O título remete a uma história do início da carreira de Elza, quando ela foi se apresentar como caloura no programa de Ary Barroso. “De que planeta você veio?”, perguntou o compositor e apresentador debochando de sua roupa improvisada. “Do mesmo planeta que o senhor, o planeta fome”, rebateu Elza Soares mostrando, já em 1953, quem era. A expressão empoderamento ainda nem era festejada.
Nesses 66 anos de carreira Elza passou por várias fases. Fez muito sucesso e caiu no esquecimento, brilhou mas enfrentou preconceitos e tragédias. Renasceu, se reinventou, recriou e conectou com um novo público. É nesse palco pop que hoje Elza brilha com inteligência, lucidez, ousadia e entrega. Nessa trajetória improvável conquistou o lugar de voz de uma juventude insatisfeita e com urgência de justiça social.
Seu discurso é humanitário, pede oportunidades e justiça. Um desejo atemporal mas que anda em marcha-ré. Assim pode regravar desde um antigo sucesso de Gonzaguinha (atualíssima “Comportamento geral”, que gerou o primeiro e impactante clip do disco) até a bandeira tema do trio carioca “Não Recomendado” (“A placa de censura no meu rosto diz / Não recomendado a sociedade”). Entre guitarras roqueiras e o rap improvisado divide “Blá blá blá” com Bnegão e ainda cola com irreverência a balada “Me dê motivos” na voz de Pedro Loureiro, que assina a concepção artística do álbum.
Em “Brasis”, de Gabriel Moura, Seu Jorge e Jovi Joviniano, dispara: “Tem o Brasil que cheira / Outro que fede” para terminar com esperança: “Quero ver o seu povo de cabeça em pé”. Confortável no peso do som do BaianaSystem, Elza garante “Eu não vou sucumbir” em “Libertação”. “A carne mais barata do mercado não tá mais de graça / O que não valia nada agora vale uma tonelada”, mostra em “Não tá mais de graça”. O disco é todo assim: um ato de força e resistência.
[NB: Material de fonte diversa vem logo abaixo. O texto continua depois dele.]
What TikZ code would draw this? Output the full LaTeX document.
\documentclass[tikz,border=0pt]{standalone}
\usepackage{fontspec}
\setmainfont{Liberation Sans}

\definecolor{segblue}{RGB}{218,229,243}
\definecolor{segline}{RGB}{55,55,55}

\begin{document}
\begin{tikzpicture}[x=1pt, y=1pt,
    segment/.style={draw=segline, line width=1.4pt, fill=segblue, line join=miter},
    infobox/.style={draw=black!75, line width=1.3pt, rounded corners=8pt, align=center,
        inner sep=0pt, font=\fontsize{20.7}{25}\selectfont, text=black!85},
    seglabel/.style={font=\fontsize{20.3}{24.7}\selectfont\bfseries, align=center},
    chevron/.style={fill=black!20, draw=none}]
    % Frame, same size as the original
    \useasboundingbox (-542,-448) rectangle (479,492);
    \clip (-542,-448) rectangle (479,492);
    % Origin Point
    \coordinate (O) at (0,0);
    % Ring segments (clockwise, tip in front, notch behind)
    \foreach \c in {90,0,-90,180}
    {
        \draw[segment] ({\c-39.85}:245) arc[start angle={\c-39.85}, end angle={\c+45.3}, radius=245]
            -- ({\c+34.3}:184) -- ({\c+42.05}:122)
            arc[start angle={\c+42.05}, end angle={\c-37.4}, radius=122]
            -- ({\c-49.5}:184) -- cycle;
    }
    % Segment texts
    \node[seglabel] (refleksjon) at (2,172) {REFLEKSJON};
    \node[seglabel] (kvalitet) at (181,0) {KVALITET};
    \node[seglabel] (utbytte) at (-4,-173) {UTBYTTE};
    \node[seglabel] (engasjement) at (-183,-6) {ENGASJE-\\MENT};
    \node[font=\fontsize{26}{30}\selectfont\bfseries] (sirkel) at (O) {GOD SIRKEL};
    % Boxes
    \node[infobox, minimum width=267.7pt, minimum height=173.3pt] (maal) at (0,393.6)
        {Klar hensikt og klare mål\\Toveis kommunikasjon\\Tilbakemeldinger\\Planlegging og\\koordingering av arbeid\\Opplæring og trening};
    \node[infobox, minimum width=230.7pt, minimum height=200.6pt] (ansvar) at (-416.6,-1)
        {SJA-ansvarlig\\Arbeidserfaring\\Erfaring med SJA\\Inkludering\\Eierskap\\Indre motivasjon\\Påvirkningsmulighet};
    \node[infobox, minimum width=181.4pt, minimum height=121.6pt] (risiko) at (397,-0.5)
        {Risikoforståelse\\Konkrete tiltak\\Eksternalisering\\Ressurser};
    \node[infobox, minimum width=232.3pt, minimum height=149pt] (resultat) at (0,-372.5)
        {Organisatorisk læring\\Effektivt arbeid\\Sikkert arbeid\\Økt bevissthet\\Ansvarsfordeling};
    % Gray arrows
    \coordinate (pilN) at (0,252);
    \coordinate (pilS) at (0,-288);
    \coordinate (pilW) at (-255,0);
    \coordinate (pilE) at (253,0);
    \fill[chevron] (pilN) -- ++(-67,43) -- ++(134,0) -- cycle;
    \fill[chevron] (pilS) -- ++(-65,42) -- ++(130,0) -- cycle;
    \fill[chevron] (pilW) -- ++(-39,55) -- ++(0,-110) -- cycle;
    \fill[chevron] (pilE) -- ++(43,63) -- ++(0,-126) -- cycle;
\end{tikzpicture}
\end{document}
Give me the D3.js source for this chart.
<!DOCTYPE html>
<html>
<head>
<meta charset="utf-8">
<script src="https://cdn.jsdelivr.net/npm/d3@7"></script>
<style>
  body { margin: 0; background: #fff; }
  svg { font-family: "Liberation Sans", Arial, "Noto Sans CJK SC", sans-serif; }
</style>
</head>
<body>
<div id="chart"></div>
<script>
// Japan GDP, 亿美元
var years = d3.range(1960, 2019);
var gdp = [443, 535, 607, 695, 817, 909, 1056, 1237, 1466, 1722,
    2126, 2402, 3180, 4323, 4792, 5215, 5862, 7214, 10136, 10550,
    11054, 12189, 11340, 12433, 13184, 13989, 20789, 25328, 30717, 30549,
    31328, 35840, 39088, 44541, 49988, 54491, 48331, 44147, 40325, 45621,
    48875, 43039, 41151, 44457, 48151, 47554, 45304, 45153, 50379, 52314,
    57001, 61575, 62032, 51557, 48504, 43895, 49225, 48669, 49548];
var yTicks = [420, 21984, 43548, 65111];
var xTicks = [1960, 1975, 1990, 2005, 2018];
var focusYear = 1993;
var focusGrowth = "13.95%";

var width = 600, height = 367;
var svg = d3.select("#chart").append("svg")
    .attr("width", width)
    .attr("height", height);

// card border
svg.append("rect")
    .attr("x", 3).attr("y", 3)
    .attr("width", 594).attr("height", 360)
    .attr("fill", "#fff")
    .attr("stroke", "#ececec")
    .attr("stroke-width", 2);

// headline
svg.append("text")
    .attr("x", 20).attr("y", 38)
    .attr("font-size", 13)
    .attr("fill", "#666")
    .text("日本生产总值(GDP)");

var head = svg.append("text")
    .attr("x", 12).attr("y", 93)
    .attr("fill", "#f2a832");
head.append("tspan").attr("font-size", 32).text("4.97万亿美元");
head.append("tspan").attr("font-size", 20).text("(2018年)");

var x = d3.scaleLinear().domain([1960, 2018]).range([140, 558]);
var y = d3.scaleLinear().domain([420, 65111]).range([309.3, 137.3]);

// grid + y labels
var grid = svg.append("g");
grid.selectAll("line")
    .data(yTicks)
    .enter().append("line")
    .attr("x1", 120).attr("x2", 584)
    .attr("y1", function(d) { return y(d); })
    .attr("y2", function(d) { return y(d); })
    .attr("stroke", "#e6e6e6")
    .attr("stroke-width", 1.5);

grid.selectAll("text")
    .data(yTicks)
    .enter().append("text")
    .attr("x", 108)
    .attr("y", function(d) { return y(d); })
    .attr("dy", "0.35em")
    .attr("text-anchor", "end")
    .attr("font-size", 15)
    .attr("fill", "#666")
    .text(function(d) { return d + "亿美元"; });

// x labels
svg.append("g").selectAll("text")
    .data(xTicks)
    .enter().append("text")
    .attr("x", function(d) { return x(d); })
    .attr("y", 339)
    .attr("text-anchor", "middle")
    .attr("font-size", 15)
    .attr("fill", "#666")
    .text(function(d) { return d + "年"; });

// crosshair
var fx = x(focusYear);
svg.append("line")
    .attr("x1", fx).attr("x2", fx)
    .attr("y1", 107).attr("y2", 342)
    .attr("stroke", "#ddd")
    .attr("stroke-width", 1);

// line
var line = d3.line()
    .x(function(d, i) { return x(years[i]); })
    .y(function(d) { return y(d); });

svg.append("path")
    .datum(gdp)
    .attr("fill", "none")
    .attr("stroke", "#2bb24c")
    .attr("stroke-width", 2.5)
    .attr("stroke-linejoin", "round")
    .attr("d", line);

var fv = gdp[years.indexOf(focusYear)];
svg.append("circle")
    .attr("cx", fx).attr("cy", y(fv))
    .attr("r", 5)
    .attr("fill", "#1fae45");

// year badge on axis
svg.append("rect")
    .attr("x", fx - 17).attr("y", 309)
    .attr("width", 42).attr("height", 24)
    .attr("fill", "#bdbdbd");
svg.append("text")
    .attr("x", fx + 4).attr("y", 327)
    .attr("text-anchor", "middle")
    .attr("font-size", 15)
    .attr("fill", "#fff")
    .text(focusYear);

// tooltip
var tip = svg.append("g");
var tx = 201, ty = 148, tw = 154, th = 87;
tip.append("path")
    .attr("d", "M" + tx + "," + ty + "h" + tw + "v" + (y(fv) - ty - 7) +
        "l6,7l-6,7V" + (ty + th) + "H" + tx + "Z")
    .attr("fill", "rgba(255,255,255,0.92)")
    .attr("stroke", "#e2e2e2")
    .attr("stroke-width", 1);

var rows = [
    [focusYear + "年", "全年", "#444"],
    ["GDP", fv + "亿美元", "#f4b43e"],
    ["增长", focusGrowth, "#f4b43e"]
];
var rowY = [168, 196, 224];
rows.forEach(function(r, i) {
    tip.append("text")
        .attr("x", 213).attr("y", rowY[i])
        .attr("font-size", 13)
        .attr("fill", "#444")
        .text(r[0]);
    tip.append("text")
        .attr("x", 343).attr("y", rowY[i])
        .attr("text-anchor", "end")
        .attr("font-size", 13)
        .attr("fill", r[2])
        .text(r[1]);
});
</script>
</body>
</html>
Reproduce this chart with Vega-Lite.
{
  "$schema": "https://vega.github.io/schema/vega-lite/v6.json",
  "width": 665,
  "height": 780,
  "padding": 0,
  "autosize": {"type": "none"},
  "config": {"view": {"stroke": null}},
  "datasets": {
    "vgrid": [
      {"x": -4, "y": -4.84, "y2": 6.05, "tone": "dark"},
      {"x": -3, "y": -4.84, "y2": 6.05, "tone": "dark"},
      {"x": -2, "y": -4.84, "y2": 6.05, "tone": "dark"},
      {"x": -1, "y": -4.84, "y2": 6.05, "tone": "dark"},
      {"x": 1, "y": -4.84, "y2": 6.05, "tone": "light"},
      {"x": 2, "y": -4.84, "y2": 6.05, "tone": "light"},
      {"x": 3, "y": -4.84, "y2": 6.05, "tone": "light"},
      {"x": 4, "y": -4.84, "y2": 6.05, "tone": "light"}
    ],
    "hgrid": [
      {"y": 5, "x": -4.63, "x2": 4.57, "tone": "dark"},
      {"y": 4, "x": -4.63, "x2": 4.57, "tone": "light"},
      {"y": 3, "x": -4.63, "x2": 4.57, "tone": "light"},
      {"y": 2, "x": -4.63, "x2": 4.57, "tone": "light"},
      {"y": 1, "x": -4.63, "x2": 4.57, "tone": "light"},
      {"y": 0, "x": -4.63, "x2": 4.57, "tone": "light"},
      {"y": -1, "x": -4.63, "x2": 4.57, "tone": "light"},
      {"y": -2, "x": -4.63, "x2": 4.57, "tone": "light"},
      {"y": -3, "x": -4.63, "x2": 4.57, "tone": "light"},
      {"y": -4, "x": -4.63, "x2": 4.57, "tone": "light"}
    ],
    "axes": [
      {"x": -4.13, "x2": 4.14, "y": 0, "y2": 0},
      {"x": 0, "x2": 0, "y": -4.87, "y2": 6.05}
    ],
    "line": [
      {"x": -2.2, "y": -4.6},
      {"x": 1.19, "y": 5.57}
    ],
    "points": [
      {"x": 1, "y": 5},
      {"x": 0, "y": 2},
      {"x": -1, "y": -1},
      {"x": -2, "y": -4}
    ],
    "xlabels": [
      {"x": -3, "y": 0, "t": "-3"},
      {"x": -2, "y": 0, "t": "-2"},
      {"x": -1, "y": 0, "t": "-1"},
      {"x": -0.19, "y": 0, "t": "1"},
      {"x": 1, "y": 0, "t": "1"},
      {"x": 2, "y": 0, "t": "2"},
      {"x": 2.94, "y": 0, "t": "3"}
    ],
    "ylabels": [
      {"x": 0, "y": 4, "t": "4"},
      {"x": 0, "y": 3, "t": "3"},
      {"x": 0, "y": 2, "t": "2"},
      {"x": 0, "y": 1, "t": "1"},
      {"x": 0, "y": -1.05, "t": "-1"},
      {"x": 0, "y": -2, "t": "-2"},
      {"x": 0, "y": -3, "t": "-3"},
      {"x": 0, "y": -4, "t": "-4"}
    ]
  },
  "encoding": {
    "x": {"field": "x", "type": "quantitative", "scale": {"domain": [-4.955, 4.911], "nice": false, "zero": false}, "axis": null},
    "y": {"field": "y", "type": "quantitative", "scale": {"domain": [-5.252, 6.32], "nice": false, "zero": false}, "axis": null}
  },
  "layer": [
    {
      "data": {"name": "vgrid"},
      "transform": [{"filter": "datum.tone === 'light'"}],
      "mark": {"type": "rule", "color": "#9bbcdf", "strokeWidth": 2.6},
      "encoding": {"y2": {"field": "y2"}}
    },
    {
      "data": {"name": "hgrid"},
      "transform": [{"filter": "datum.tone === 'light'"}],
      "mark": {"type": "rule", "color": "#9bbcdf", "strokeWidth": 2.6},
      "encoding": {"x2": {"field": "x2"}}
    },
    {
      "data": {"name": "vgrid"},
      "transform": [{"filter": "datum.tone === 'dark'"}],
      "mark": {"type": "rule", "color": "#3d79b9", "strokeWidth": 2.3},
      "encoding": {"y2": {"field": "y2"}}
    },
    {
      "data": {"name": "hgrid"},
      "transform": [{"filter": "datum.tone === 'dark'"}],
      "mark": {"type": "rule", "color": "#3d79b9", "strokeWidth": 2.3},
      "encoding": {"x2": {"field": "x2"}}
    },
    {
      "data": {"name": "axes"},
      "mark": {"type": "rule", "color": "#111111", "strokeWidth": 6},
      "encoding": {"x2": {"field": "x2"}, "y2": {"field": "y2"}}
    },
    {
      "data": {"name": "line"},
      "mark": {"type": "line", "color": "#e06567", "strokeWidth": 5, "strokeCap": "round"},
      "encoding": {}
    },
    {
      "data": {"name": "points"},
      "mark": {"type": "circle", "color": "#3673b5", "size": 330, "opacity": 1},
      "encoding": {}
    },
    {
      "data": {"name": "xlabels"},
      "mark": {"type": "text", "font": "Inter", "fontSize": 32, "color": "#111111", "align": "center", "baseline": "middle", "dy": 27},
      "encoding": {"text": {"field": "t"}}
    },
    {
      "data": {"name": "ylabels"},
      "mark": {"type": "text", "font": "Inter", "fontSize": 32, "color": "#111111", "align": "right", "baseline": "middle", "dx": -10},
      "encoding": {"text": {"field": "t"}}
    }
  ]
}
Elza pede justiça social. Elza pede liberdade individual. Elza pede igualdade. Elza pede amor. Essas bandeiras tão amassadas e pisadas por um país dividido e com raiva é o grito de existência de uma artista que sabe o que diz (o tal e importante “lugar de fala”). Empoderada e cheia de razão Elza é voz que faz o Brasil se questionar e se ouvir. Necessário retrato para entender e vencer uma sociedade doente.